INFORMATION SUPPLIED.

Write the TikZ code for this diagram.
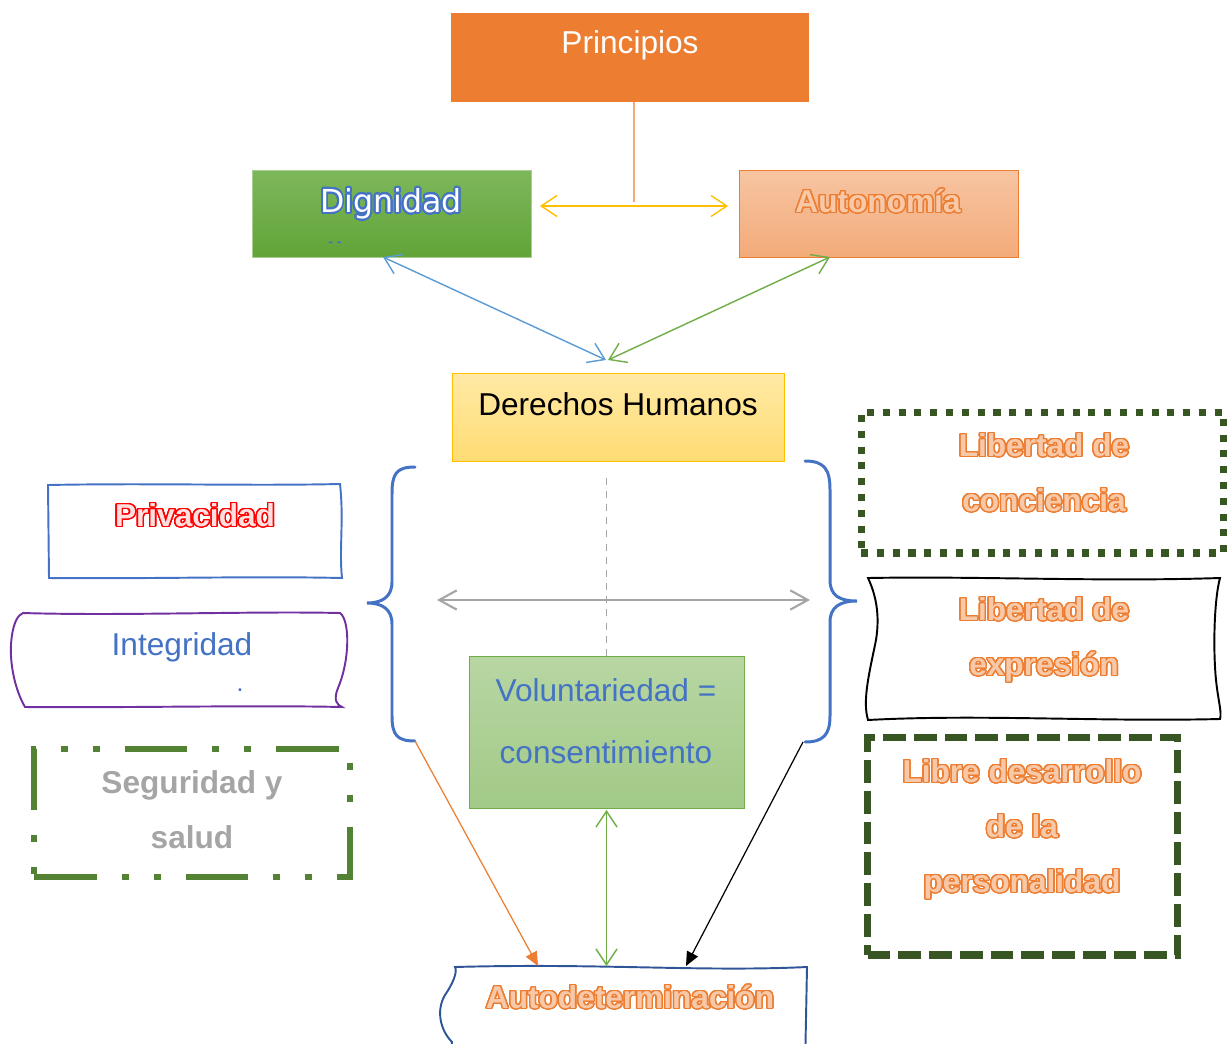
\documentclass[tikz,border=0pt]{standalone}
\usepackage{fontspec}
\setmainfont{Liberation Sans}
\newfontfamily\dejavu{DejaVu Sans}
\usepackage[copies]{contour}
\usepackage{tikz}
\usetikzlibrary{arrows.meta}
\definecolor{naranja}{HTML}{ED7D31}
\definecolor{durazno}{HTML}{F8C9A9}
\definecolor{azul}{HTML}{4472C4}
\definecolor{azulosc}{HTML}{2F5597}
\definecolor{celeste}{HTML}{5B9BD5}
\definecolor{verde}{HTML}{70AD47}
\definecolor{verdearr}{HTML}{7DB75B}
\definecolor{verdeaba}{HTML}{62A438}
\definecolor{verdeosc}{HTML}{375623}
\definecolor{verdemed}{HTML}{548235}
\definecolor{amarillo}{HTML}{FFC000}
\definecolor{gris}{HTML}{A5A5A5}
\definecolor{morado}{HTML}{7030A0}
\contourlength{0.8pt}
\contournumber{32}
\newcommand{\hueco}[1]{\contour{naranja}{\textcolor{durazno}{#1}}}

\tikzset{
  box/.style={rectangle, inner sep=0pt, outer sep=0pt},
  lbl/.style={inner sep=0pt, text height=13pt, text depth=0pt,
    font=\fontsize{18}{22}\selectfont},
  negrita/.style={lbl, font=\fontsize{18}{22}\selectfont\bfseries},
  flecha/.style={line width=0.8pt,
    {Straight Barb[length=9pt,width=12pt]}-{Straight Barb[length=9pt,width=12pt]}},
  punta/.style={line width=0.7pt, -{Triangle[length=8pt,width=7pt]}},
  llave/.style={azul, line width=1.7pt, line cap=round},
}

\begin{document}
\begin{tikzpicture}[x=0.02cm, y=-0.02cm]
  \useasboundingbox (0,0) rectangle (1227,1044);

  % cajas de arriba
  \node[box, fill=naranja, draw=naranja, minimum width=7.14cm, minimum height=1.76cm] (princ) at (629.5,57) {};
  \node[box, top color=verdearr, bottom color=verdeaba, draw=verde!60,
    minimum width=5.58cm, minimum height=1.74cm] (dign) at (391.5,213.5) {};
  \node[box, top color=naranja!45, bottom color=naranja!65, draw=naranja,
    minimum width=5.58cm, minimum height=1.74cm] (auton) at (878.5,213.5) {};
  \node[box, top color=amarillo!35, bottom color=amarillo!55, draw=amarillo,
    minimum width=6.64cm, minimum height=1.76cm] (derechos) at (618,417) {};
  \node[box, top color=verde!50, bottom color=verde!65, draw=verde,
    minimum width=5.5cm, minimum height=3.04cm] (volunt) at (606.5,732) {};

  \node[lbl, text=white] (t-princ) at (630,42) {Principios};
  \node[lbl, font=\fontsize{18}{22}\selectfont\dejavu] (t-dign) at (391,201)
    {\contourlength{1pt}\contour{azul}{\textcolor{white}{Dignidad}}};
  \node[inner sep=0pt, text=azul, font=\footnotesize\bfseries] (t-dign2) at (335,244) {- -};
  \node[negrita] (t-auton) at (878,201) {\hueco{Autonomía}};
  \node[lbl] (t-derechos) at (618,404) {Derechos Humanos};
  \node[lbl, text=azul] (t-volunt-a) at (606,690) {Voluntariedad =};
  \node[lbl, text=azul] (t-volunt-b) at (606,752) {consentimiento};

  % cajas de la izquierda
  \node[box, minimum width=5.9cm, minimum height=1.88cm] (priv) at (195.5,531) {};
  \draw[azul, line width=1.1pt] (48,485) .. controls (150,483) and (250,486) .. (340,484)
    .. controls (344,520) and (339,550) .. (342,578)
    .. controls (250,576) and (150,579) .. (49,578) -- cycle;
  \node[negrita] (t-priv) at (195,515) {\contour{red}{\textcolor{red!12}{Privacidad}}};

  \node[box, minimum width=6.72cm, minimum height=1.9cm] (integ) at (180,659.5) {};
  \draw[morado, line width=1.1pt] (23,613) .. controls (120,616) and (250,611) .. (340,613)
    .. controls (350,620) and (350,660) .. (338,688)
    .. controls (333,700) and (337,705) .. (342,707)
    .. controls (250,705) and (120,708) .. (25,707)
    .. controls (15,690) and (8,660) .. (12,635)
    .. controls (14,622) and (18,615) .. (23,613) -- cycle;
  \node[lbl, text=azul] (t-integ) at (182,644) {Integridad};
  \node[inner sep=0pt, text=azul, font=\normalsize\bfseries] (t-integ2) at (240,690) {.};

  \node[box, draw=verdemed, line width=3.4pt,
    dash pattern=on 35.7pt off 14.2pt on 4pt off 14.2pt on 4pt off 14.2pt,
    minimum width=6.32cm, minimum height=2.56cm] (segur) at (192,813) {};
  \node[negrita, text=gris] (t-segur-a) at (192,782) {Seguridad y};
  \node[negrita, text=gris] (t-segur-b) at (192,837) {salud};

  % cajas de la derecha
  \node[box, draw=verdeosc, line width=4pt, dash pattern=on 4pt off 5pt,
    minimum width=7.26cm, minimum height=2.82cm] (concien) at (1042.5,482.5) {};
  \node[negrita] (t-concien-a) at (1044,445) {\hueco{Libertad de}};
  \node[negrita] (t-concien-b) at (1044,500) {\hueco{conciencia}};

  \node[box, minimum width=7.1cm, minimum height=2.84cm] (expres) at (1043,649) {};
  \draw[black, line width=1.1pt] (868,578) .. controls (980,576) and (1100,582) .. (1220,578)
    .. controls (1214,600) and (1213,650) .. (1216,680)
    .. controls (1218,700) and (1222,712) .. (1220,719)
    .. controls (1100,722) and (980,714) .. (868,720)
    .. controls (862,700) and (870,670) .. (876,640)
    .. controls (880,615) and (876,595) .. (868,578) -- cycle;
  \node[negrita] (t-expres-a) at (1044,609) {\hueco{Libertad de}};
  \node[negrita] (t-expres-b) at (1044,664) {\hueco{expresión}};

  \node[box, draw=verdeosc, line width=4pt, dash pattern=on 13pt off 4.5pt,
    minimum width=6.2cm, minimum height=4.36cm] (libre) at (1022.5,846) {};
  \node[negrita] (t-libre-a) at (1022,771) {\hueco{Libre desarrollo}};
  \node[negrita] (t-libre-b) at (1022,826) {\hueco{de la}};
  \node[negrita] (t-libre-c) at (1022,881) {\hueco{personalidad}};

  % caja de abajo
  \node[box, minimum width=7.34cm, minimum height=1.6cm] (autod) at (624.5,1006) {};
  \draw[azulosc, line width=1.1pt] (455,967) .. controls (600,963) and (700,972) .. (807,967)
    -- (805,1070) -- (450,1070) -- (452,1042)
    .. controls (440,1030) and (436,1010) .. (445,995)
    .. controls (452,985) and (458,972) .. (455,967) -- cycle;
  \node[negrita] (t-autod) at (630,997) {\hueco{Autodeterminación}};

  % llaves
  \draw[llave] (415,467) .. controls (396,467) and (392,474) .. (392,494) -- (392,582)
    .. controls (392,597) and (382,603) .. (367,603)
    .. controls (382,603) and (392,609) .. (392,624) -- (392,716)
    .. controls (392,735) and (397,741) .. (415,741);
  \draw[llave] (805,461) .. controls (825,461) and (830,470) .. (830,490) -- (830,580)
    .. controls (830,596) and (840,601) .. (857,601)
    .. controls (840,601) and (830,607) .. (830,622) -- (830,716)
    .. controls (830,735) and (823,742) .. (805,742);
  \coordinate (llave-izq) at (415,741);
  \coordinate (llave-der) at (803,742);
  \coordinate (gizq) at (437,600);
  \coordinate (gder) at (810,600);
  \coordinate (cruce) at (634,202);

  % conectores
  \draw[naranja, line width=0.7pt] ([xshift=0.09cm]princ.south) -- (cruce);
  \draw[flecha, amarillo, shorten <=0.18cm, shorten >=0.22cm] ([yshift=0.15cm]dign.east) -- ([yshift=0.15cm]auton.west);
  \draw[flecha, celeste] ([xshift=-0.17cm]dign.south) -- ([xshift=-0.24cm, yshift=0.26cm]derechos.north);
  \draw[flecha, verde] ([xshift=-0.97cm]auton.south) -- ([xshift=-0.2cm, yshift=0.26cm]derechos.north);
  \draw[gris, line width=1.1pt, dash pattern=on 4pt off 3.5pt] (volunt.north) -- ++(0,-184);
  \draw[gris, line width=1.2pt,
    {Straight Barb[length=10pt,width=11pt]}-{Straight Barb[length=10pt,width=11pt]}] (gizq) -- (gder);
  \draw[flecha, verde] ([yshift=-0.04cm]volunt.south) -- (volunt.south |- autod.north);
  \draw[punta, naranja] (llave-izq) -- ([xshift=-1.73cm]autod.north);
  \draw[punta, black] (llave-der) -- ([xshift=1.23cm]autod.north);
\end{tikzpicture}
\end{document}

YOUR TASK. Repeat only what lies between the start of the data and the end of the line containing "minimum width=5.5cm, minimum", exactly, with pictures left out.

CORRECT OUTPUT.
Write the TikZ code for this diagram.
\documentclass[tikz,border=0pt]{standalone}
\usepackage{fontspec}
\setmainfont{Liberation Sans}
\newfontfamily\dejavu{DejaVu Sans}
\usepackage[copies]{contour}
\usepackage{tikz}
\usetikzlibrary{arrows.meta}
\definecolor{naranja}{HTML}{ED7D31}
\definecolor{durazno}{HTML}{F8C9A9}
\definecolor{azul}{HTML}{4472C4}
\definecolor{azulosc}{HTML}{2F5597}
\definecolor{celeste}{HTML}{5B9BD5}
\definecolor{verde}{HTML}{70AD47}
\definecolor{verdearr}{HTML}{7DB75B}
\definecolor{verdeaba}{HTML}{62A438}
\definecolor{verdeosc}{HTML}{375623}
\definecolor{verdemed}{HTML}{548235}
\definecolor{amarillo}{HTML}{FFC000}
\definecolor{gris}{HTML}{A5A5A5}
\definecolor{morado}{HTML}{7030A0}
\contourlength{0.8pt}
\contournumber{32}
\newcommand{\hueco}[1]{\contour{naranja}{\textcolor{durazno}{#1}}}

\tikzset{
  box/.style={rectangle, inner sep=0pt, outer sep=0pt},
  lbl/.style={inner sep=0pt, text height=13pt, text depth=0pt,
    font=\fontsize{18}{22}\selectfont},
  negrita/.style={lbl, font=\fontsize{18}{22}\selectfont\bfseries},
  flecha/.style={line width=0.8pt,
    {Straight Barb[length=9pt,width=12pt]}-{Straight Barb[length=9pt,width=12pt]}},
  punta/.style={line width=0.7pt, -{Triangle[length=8pt,width=7pt]}},
  llave/.style={azul, line width=1.7pt, line cap=round},
}

\begin{document}
\begin{tikzpicture}[x=0.02cm, y=-0.02cm]
  \useasboundingbox (0,0) rectangle (1227,1044);

  % cajas de arriba
  \node[box, fill=naranja, draw=naranja, minimum width=7.14cm, minimum height=1.76cm] (princ) at (629.5,57) {};
  \node[box, top color=verdearr, bottom color=verdeaba, draw=verde!60,
    minimum width=5.58cm, minimum height=1.74cm] (dign) at (391.5,213.5) {};
  \node[box, top color=naranja!45, bottom color=naranja!65, draw=naranja,
    minimum width=5.58cm, minimum height=1.74cm] (auton) at (878.5,213.5) {};
  \node[box, top color=amarillo!35, bottom color=amarillo!55, draw=amarillo,
    minimum width=6.64cm, minimum height=1.76cm] (derechos) at (618,417) {};
  \node[box, top color=verde!50, bottom color=verde!65, draw=verde,
    minimum width=5.5cm, minimum height=3.04cm] (volunt) at (606.5,732) {};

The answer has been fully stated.